A recent study from Northeastern University shows many employers have difficulty filling skilled, well-paying jobs, and see the challenge worsening as greater numbers of baby boomers retire. While a four-year college degree is still a valued credential, a second study projects that between now and 2022 the majority of job openings in Massachusetts will require skills that don’t necessarily require a four-year degree.
Many schools in Boston are already responding to these challenges. Madison Park Vocational Technical High School and English High School are engaging in activities that bring career, vocational, and technical education concepts to life in their school buildings.
English High, a comprehensive high school, recently launched five industry-credentialed career pathway programs. English is expanding the notion of post-secondary success to include strong vocational training programs that graduate students with rigorous industry-recognized credentials and prepare them for the workforce – or postsecondary education.
Madison Park is reimagining its programming under new leadership and additional resources that come with its “turnaround school” designation. The academic and vocational teachers working in concert to integrate academic and vocational learning in classes for students will undoubtedly be the cornerstone of that effort.
More can be done to sow the seeds for more career, vocational, and technical education pathways that concentrate on diverse industries.
In East Boston, JetBlue is exploring aviation pathways for students through the JetBlue Foundation, launched in 2013 to advance STEM (Science, Technology, Engineering, and Math) education with a focus on traditionally underserved communities. The foundation has built relationships nationwide through mentoring, internships, and grants, and learned these successful partnerships have benefits far beyond our sector.
Boston’s successful initiative to expand arts education also provides opportunities to link students to pathways in creative industries such as media and visual communications and entertainment technology.

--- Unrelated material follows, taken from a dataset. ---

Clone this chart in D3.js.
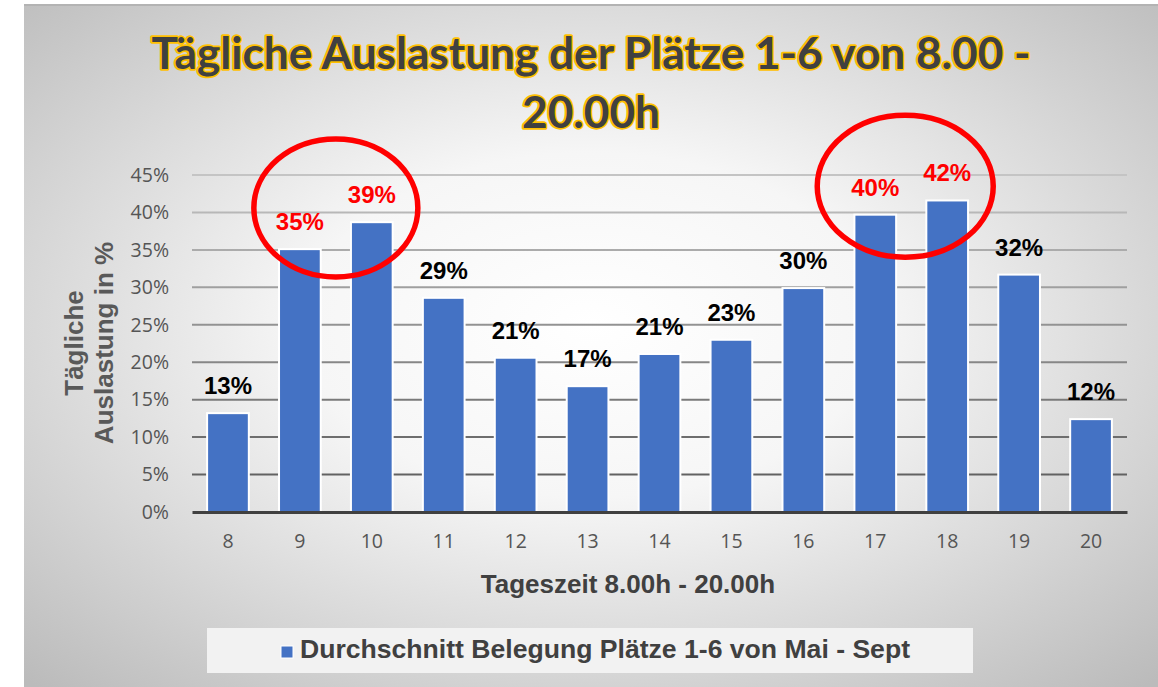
<!DOCTYPE html>
<html>
<head>
<meta charset="utf-8">
<script src="https://cdn.jsdelivr.net/npm/d3@7"></script>
<style>
  html, body { margin: 0; padding: 0; background: #ffffff; }
  svg { display: block; }
</style>
</head>
<body>
<svg id="chart" width="1158" height="687"></svg>
<script>
// data ---------------------------------------------
const hours = [8, 9, 10, 11, 12, 13, 14, 15, 16, 17, 18, 19, 20];
const occupancy = [0.132, 0.351, 0.387, 0.286, 0.206, 0.168, 0.211, 0.230, 0.299, 0.397, 0.416, 0.317, 0.124];
const highlighted = [9, 10, 17, 18];
const circledGroups = [[9, 10], [17, 18]];
const yTicks = [0, 0.05, 0.10, 0.15, 0.20, 0.25, 0.30, 0.35, 0.40, 0.45];
const titleLines = ['Tägliche Auslastung der Plätze 1-6 von 8.00 -', '20.00h'];
const yTitleLines = ['Tägliche', 'Auslastung in %'];
const xTitle = 'Tageszeit 8.00h - 20.00h';
const seriesName = 'Durchschnitt Belegung Plätze 1-6 von Mai - Sept';

const area = { left: 24, top: 4, right: 1158, bottom: 687 };
const plot = { left: 192, right: 1127, top: 175, bottom: 512 };
const arial = 'Arial, "Liberation Sans", sans-serif';
const tickFont = '"Open Sans", "Noto Sans", sans-serif';

const svg = d3.select('#chart');
const defs = svg.append('defs');

const bg = defs.append('radialGradient').attr('id', 'bgGrad')
    .attr('cx', '0.5').attr('cy', '0.47').attr('r', '0.72');
bg.append('stop').attr('offset', '0').attr('stop-color', '#ffffff');
bg.append('stop').attr('offset', '0.35').attr('stop-color', '#f6f6f6');
bg.append('stop').attr('offset', '1').attr('stop-color', '#bbbbbb');

const gridGrad = defs.append('linearGradient').attr('id', 'gridGrad')
    .attr('gradientUnits', 'userSpaceOnUse')
    .attr('x1', 0).attr('x2', 0).attr('y1', plot.top).attr('y2', plot.bottom);
gridGrad.append('stop').attr('offset', '0').attr('stop-color', '#c4c4c4');
gridGrad.append('stop').attr('offset', '1').attr('stop-color', '#555555');

// chart area
svg.append('rect')
    .attr('x', area.left).attr('y', area.top)
    .attr('width', area.right - area.left).attr('height', area.bottom - area.top)
    .attr('fill', 'url(#bgGrad)');
svg.append('line')
    .attr('x1', area.left).attr('x2', area.right)
    .attr('y1', area.top + 1).attr('y2', area.top + 1)
    .attr('stroke', '#b3b3b3').attr('stroke-width', 2);

// scales
const x = d3.scaleBand().domain(hours).range([plot.left, plot.right])
    .paddingInner(0.42).paddingOuter(0.21);
const y = d3.scaleLinear().domain([0, 0.45]).range([plot.bottom, plot.top]);

// title
const titleTexts = svg.append('g').selectAll('text').data(titleLines).join('text')
    .attr('x', (area.left + area.right) / 2)
    .attr('y', (d, i) => 69 + i * 59)
    .attr('text-anchor', 'middle')
    .style('font-family', 'Lato, "Open Sans", sans-serif')
    .style('font-weight', 700)
    .style('font-size', '43px')
    .attr('fill', '#404040')
    .attr('stroke', '#ffc000')
    .attr('stroke-width', 3.5)
    .attr('stroke-linejoin', 'round')
    .attr('paint-order', 'stroke')
    .text(d => d);
const squeeze = 879 / titleTexts.nodes()[0].getComputedTextLength();
titleTexts.each(function() {
    const len = this.getComputedTextLength();
    d3.select(this).attr('textLength', len * squeeze).attr('lengthAdjust', 'spacingAndGlyphs');
});

// gridlines
svg.append('g').selectAll('line').data(yTicks.filter(t => t > 0)).join('line')
    .attr('x1', plot.left).attr('x2', plot.right)
    .attr('y1', d => y(d)).attr('y2', d => y(d))
    .attr('stroke', 'url(#gridGrad)').attr('stroke-width', 2);

// y axis labels
const yAxis = d3.axisLeft(y).tickValues(yTicks).tickFormat(d3.format('.0%')).tickSize(0).tickPadding(23);
const yG = svg.append('g').attr('transform', `translate(${plot.left},0)`).call(yAxis);
yG.select('.domain').remove();
yG.selectAll('text')
    .style('font-family', tickFont).style('font-size', '19.5px').attr('fill', '#555555');

// bars
svg.append('g').selectAll('rect').data(hours).join('rect')
    .attr('x', d => x(d))
    .attr('width', x.bandwidth())
    .attr('y', (d, i) => y(occupancy[i]))
    .attr('height', (d, i) => y(0) - y(occupancy[i]))
    .attr('fill', '#4472c4')
    .attr('stroke', '#ffffff')
    .attr('stroke-width', 2);

// x axis
const xAxis = d3.axisBottom(x).tickSize(0).tickPadding(22);
const xG = svg.append('g').attr('transform', `translate(0,${plot.bottom})`).call(xAxis);
xG.select('.domain').attr('stroke', '#404040').attr('stroke-width', 3);
xG.selectAll('text')
    .style('font-family', tickFont).style('font-size', '19.5px').attr('fill', '#555555');

// data labels
svg.append('g').selectAll('text').data(hours).join('text')
    .attr('x', d => x(d) + x.bandwidth() / 2)
    .attr('y', (d, i) => y(occupancy[i]) - 19)
    .attr('text-anchor', 'middle')
    .style('font-family', arial).style('font-weight', 700).style('font-size', '24px')
    .attr('fill', d => highlighted.includes(d) ? '#ff0000' : '#000000')
    .text((d, i) => d3.format('.0%')(occupancy[i]));

// circles around peak hours
const ellipseShape = [{ dy: 0.406, rx: 82, ry: 69, dx: 0 }, { dy: 0.435, rx: 88, ry: 71, dx: -6 }];
svg.append('g').selectAll('ellipse').data(circledGroups).join('ellipse')
    .attr('cx', (g, i) => d3.mean(g, h => x(h) + x.bandwidth() / 2) + ellipseShape[i].dx)
    .attr('cy', (g, i) => y(ellipseShape[i].dy))
    .attr('rx', (g, i) => ellipseShape[i].rx)
    .attr('ry', (g, i) => ellipseShape[i].ry)
    .attr('fill', 'none').attr('stroke', '#ff0000').attr('stroke-width', 5.5);

// axis titles
svg.append('text')
    .attr('x', 628).attr('y', 593)
    .attr('text-anchor', 'middle')
    .style('font-family', arial).style('font-weight', 700).style('font-size', '26px')
    .attr('fill', '#404040')
    .text(xTitle);

svg.append('g').attr('transform', 'translate(0,343) rotate(-90)')
    .selectAll('text').data(yTitleLines).join('text')
    .attr('x', 0).attr('y', (d, i) => 83 + i * 30)
    .attr('text-anchor', 'middle')
    .style('font-family', arial).style('font-weight', 700).style('font-size', '26px')
    .attr('fill', '#595959')
    .text(d => d);

// legend
const legend = svg.append('g');
legend.append('rect')
    .attr('x', 207).attr('y', 628).attr('width', 766).attr('height', 45)
    .attr('fill', '#f2f2f2');
legend.append('rect')
    .attr('x', 281).attr('y', 646).attr('width', 12).attr('height', 12)
    .attr('fill', '#4472c4').attr('stroke', '#ffffff').attr('stroke-width', 1);
legend.append('text')
    .attr('x', 300).attr('y', 658)
    .style('font-family', arial).style('font-weight', 700).style('font-size', '25px')
    .attr('textLength', 610).attr('lengthAdjust', 'spacingAndGlyphs')
    .attr('fill', '#404040')
    .text(seriesName);
</script>
</body>
</html>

Working in partnership with industry leaders who are investing in our city is the way to develop pathways that benefit students, grow the local workforce, and attract new businesses to our region.
Laura Perille is CEO of EdVestors, a Boston nonprofit focused on accelerating improvement in urban schools, which is providing seed funds to promote career, vocational, and technical education partnerships in Boston. Joanna Geraghty is President of the JetBlue Foundation and executive vice president for customer experience at JetBlue.
A report from Northeastern University, “The Critical Importance of Vocational Education In The Commonwealth,” is worth reading: “One-third of the state’s 351 communities are not served by (regional vocational) programming of any kind. Meanwhile, participating towns are required to approve funding for their regional (vocational) schools—funding that comes out of their own school budgets, setting up a competition for students and scarce dollars that tends to keep many of the regional schools in a fiscal straightjacket. Making their fiscal balancing act even more difficult, (regional vocational) schools are typically 50 percent more expensive to run than traditional high schools because in addition to classroom space, they must provide up-to-date equipment, materials, and safety apparatus for their occupational programs.” So, vocational technical high school “funding…comes out of” the local public school budget and typically is 50% “more expensive to run than traditional high schools.” Why weren’t those facts mentioned in this commentary?
I looked up EdVestors’ IRS Form 990 to find the amount of seed funds it provides “to promote career, vocational, and technical education partnerships in Boston.” In FY2014 contributions and grants came to $1,197,000 or about $125,840 more than it pays its employees in salaries and benefits. In FY2013 the contributions and grants given in pursuit of its nonprofit stated goal came to $1,019,000 or just $16,375 more than it gave its employees. This is an opportunity to consider the role funding plays in public education. Our schools can either rely on nonprofits dangling short money in front to make marginal changes or cities like Boston can fully fund their schools to ensure each child receives the education required by the state’s constitution and the state can fully fund the Foundation Budget.